How Direct Appeals Work
When you are convicted of a crime, you may appeal your case to the appellate court for review. If you were tried in federal court, this will be the Circuit Court of Appeals for your region; if in state court, it will be the court of appeals for that state. When appealing your case directly, your attorney will submit a written brief to the appeals court detailing the reasons for your appeal. In many cases, the appeals court will render their decision on the briefs alone, but occasionally they will summon the prosecuting and defense attorneys to appear for short oral arguments. If the appeals court judges find significant issues in your case upon review, they may refer the case back to the trial court to make corrections and/or adjust your sentence, or they may overturn the conviction completely.
If the appeals court affirms the lower court decision, that is usually the final word on the matter; however, you have the option to appeal the case either to the state Supreme Court (for state criminal cases) or the U.S. Supreme Court (in federal cases). These courts only hear cases at their discretion, however, and will usually agree to hear a case only if it raises a constitutional question.

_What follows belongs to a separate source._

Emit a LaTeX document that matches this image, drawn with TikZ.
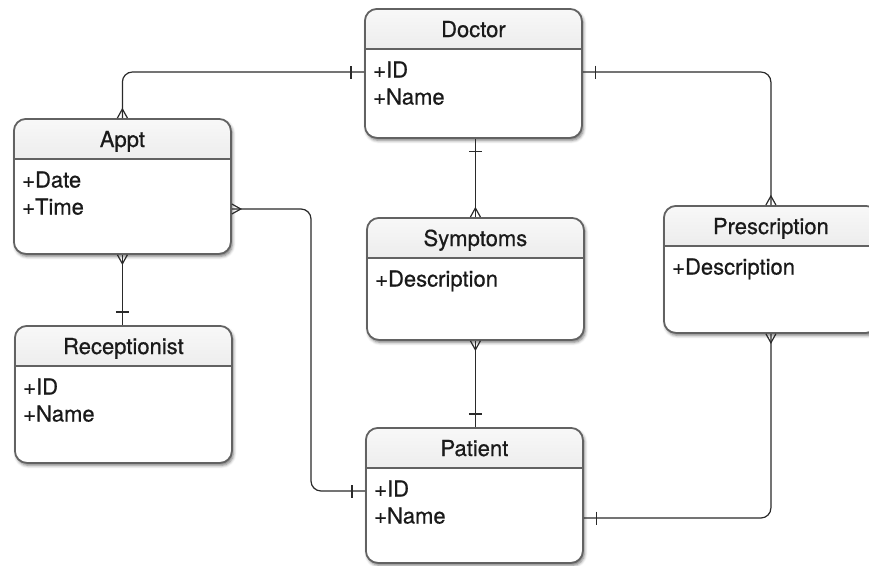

Things To Consider with Direct Appeals
It’s important to understand that in a direct appeal, you aren’t arguing against the jury verdict per se, but instead you are typically showing instances of errors or negligence in your case that may have denied you a fair trial or unjustly affected the outcome. Your attorney will detail these arguments in the briefs. Additionally, while the appeals process may take some time, the time frame for filing the appeal is usually short. This is why it’s important to have a skilled and experienced attorney in your corner who can act quickly on your behalf when you are filing a direct appeal.